╔══

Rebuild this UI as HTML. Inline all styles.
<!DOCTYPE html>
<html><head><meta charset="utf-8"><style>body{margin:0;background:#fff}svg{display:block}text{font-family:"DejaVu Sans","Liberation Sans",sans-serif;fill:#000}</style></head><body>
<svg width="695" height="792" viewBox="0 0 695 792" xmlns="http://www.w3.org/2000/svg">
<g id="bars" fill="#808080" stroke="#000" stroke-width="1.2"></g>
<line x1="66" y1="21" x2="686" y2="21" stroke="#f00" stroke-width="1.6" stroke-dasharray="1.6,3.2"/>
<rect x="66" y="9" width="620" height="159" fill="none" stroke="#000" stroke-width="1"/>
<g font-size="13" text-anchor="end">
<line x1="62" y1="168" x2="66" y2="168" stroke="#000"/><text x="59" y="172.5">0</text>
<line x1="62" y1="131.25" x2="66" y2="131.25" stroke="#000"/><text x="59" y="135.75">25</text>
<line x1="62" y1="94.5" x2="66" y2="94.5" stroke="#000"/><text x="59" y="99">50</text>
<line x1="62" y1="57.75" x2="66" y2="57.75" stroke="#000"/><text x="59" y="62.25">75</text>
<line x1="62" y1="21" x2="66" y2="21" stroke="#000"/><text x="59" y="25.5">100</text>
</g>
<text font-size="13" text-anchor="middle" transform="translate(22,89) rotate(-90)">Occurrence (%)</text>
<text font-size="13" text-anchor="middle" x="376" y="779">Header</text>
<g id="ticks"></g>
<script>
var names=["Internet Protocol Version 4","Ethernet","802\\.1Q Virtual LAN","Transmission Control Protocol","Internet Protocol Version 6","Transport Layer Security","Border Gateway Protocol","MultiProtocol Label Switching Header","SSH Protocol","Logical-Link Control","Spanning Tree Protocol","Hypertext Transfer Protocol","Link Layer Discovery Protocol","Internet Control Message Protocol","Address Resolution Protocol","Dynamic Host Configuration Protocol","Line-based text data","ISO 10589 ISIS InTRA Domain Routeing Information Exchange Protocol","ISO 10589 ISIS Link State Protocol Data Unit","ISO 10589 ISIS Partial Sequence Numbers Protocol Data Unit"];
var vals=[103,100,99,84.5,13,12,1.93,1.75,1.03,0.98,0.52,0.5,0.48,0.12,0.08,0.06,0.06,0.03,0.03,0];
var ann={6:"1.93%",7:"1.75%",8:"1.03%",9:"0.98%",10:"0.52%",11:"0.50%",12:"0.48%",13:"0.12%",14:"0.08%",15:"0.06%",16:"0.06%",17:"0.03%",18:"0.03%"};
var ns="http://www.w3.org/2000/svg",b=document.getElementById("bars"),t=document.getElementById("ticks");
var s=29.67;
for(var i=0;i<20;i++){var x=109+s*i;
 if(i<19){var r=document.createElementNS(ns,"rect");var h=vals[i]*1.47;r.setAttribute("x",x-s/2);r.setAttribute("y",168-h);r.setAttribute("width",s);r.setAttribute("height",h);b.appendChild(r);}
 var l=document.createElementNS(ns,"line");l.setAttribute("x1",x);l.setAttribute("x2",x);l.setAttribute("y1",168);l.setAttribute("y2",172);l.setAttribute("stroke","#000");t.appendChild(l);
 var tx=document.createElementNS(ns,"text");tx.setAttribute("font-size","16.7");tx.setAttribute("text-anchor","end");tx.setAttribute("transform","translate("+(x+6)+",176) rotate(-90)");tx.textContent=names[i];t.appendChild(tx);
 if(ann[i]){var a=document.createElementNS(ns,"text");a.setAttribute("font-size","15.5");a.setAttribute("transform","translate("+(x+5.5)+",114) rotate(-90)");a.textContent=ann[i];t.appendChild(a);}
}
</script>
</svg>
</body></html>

╚══

▸ **GOAL OF THE EXERCISE**
Every line of the data above should be reproduced word for word.

▸ **RESPONSE**
Rebuild this UI as HTML. Inline all styles.
<!DOCTYPE html>
<html><head><meta charset="utf-8"><style>body{margin:0;background:#fff}svg{display:block}text{font-family:"DejaVu Sans","Liberation Sans",sans-serif;fill:#000}</style></head><body>
<svg width="695" height="792" viewBox="0 0 695 792" xmlns="http://www.w3.org/2000/svg">
<g id="bars" fill="#808080" stroke="#000" stroke-width="1.2"></g>
<line x1="66" y1="21" x2="686" y2="21" stroke="#f00" stroke-width="1.6" stroke-dasharray="1.6,3.2"/>
<rect x="66" y="9" width="620" height="159" fill="none" stroke="#000" stroke-width="1"/>
<g font-size="13" text-anchor="end">
<line x1="62" y1="168" x2="66" y2="168" stroke="#000"/><text x="59" y="172.5">0</text>
<line x1="62" y1="131.25" x2="66" y2="131.25" stroke="#000"/><text x="59" y="135.75">25</text>
<line x1="62" y1="94.5" x2="66" y2="94.5" stroke="#000"/><text x="59" y="99">50</text>
<line x1="62" y1="57.75" x2="66" y2="57.75" stroke="#000"/><text x="59" y="62.25">75</text>
<line x1="62" y1="21" x2="66" y2="21" stroke="#000"/><text x="59" y="25.5">100</text>
</g>
<text font-size="13" text-anchor="middle" transform="translate(22,89) rotate(-90)">Occurrence (%)</text>
<text font-size="13" text-anchor="middle" x="376" y="779">Header</text>
<g id="ticks"></g>
<script>
var names=["Internet Protocol Version 4","Ethernet","802\\.1Q Virtual LAN","Transmission Control Protocol","Internet Protocol Version 6","Transport Layer Security","Border Gateway Protocol","MultiProtocol Label Switching Header","SSH Protocol","Logical-Link Control","Spanning Tree Protocol","Hypertext Transfer Protocol","Link Layer Discovery Protocol","Internet Control Message Protocol","Address Resolution Protocol","Dynamic Host Configuration Protocol","Line-based text data","ISO 10589 ISIS InTRA Domain Routeing Information Exchange Protocol","ISO 10589 ISIS Link State Protocol Data Unit","ISO 10589 ISIS Partial Sequence Numbers Protocol Data Unit"];
var vals=[103,100,99,84.5,13,12,1.93,1.75,1.03,0.98,0.52,0.5,0.48,0.12,0.08,0.06,0.06,0.03,0.03,0];
var ann={6:"1.93%",7:"1.75%",8:"1.03%",9:"0.98%",10:"0.52%",11:"0.50%",12:"0.48%",13:"0.12%",14:"0.08%",15:"0.06%",16:"0.06%",17:"0.03%",18:"0.03%"};
var ns="http://www.w3.org/2000/svg",b=document.getElementById("bars"),t=document.getElementById("ticks");
var s=29.67;
for(var i=0;i<20;i++){var x=109+s*i;
 if(i<19){var r=document.createElementNS(ns,"rect");var h=vals[i]*1.47;r.setAttribute("x",x-s/2);r.setAttribute("y",168-h);r.setAttribute("width",s);r.setAttribute("height",h);b.appendChild(r);}
 var l=document.createElementNS(ns,"line");l.setAttribute("x1",x);l.setAttribute("x2",x);l.setAttribute("y1",168);l.setAttribute("y2",172);l.setAttribute("stroke","#000");t.appendChild(l);
 var tx=document.createElementNS(ns,"text");tx.setAttribute("font-size","16.7");tx.setAttribute("text-anchor","end");tx.setAttribute("transform","translate("+(x+6)+",176) rotate(-90)");tx.textContent=names[i];t.appendChild(tx);
 if(ann[i]){var a=document.createElementNS(ns,"text");a.setAttribute("font-size","15.5");a.setAttribute("transform","translate("+(x+5.5)+",114) rotate(-90)");a.textContent=ann[i];t.appendChild(a);}
}
</script>
</svg>
</body></html>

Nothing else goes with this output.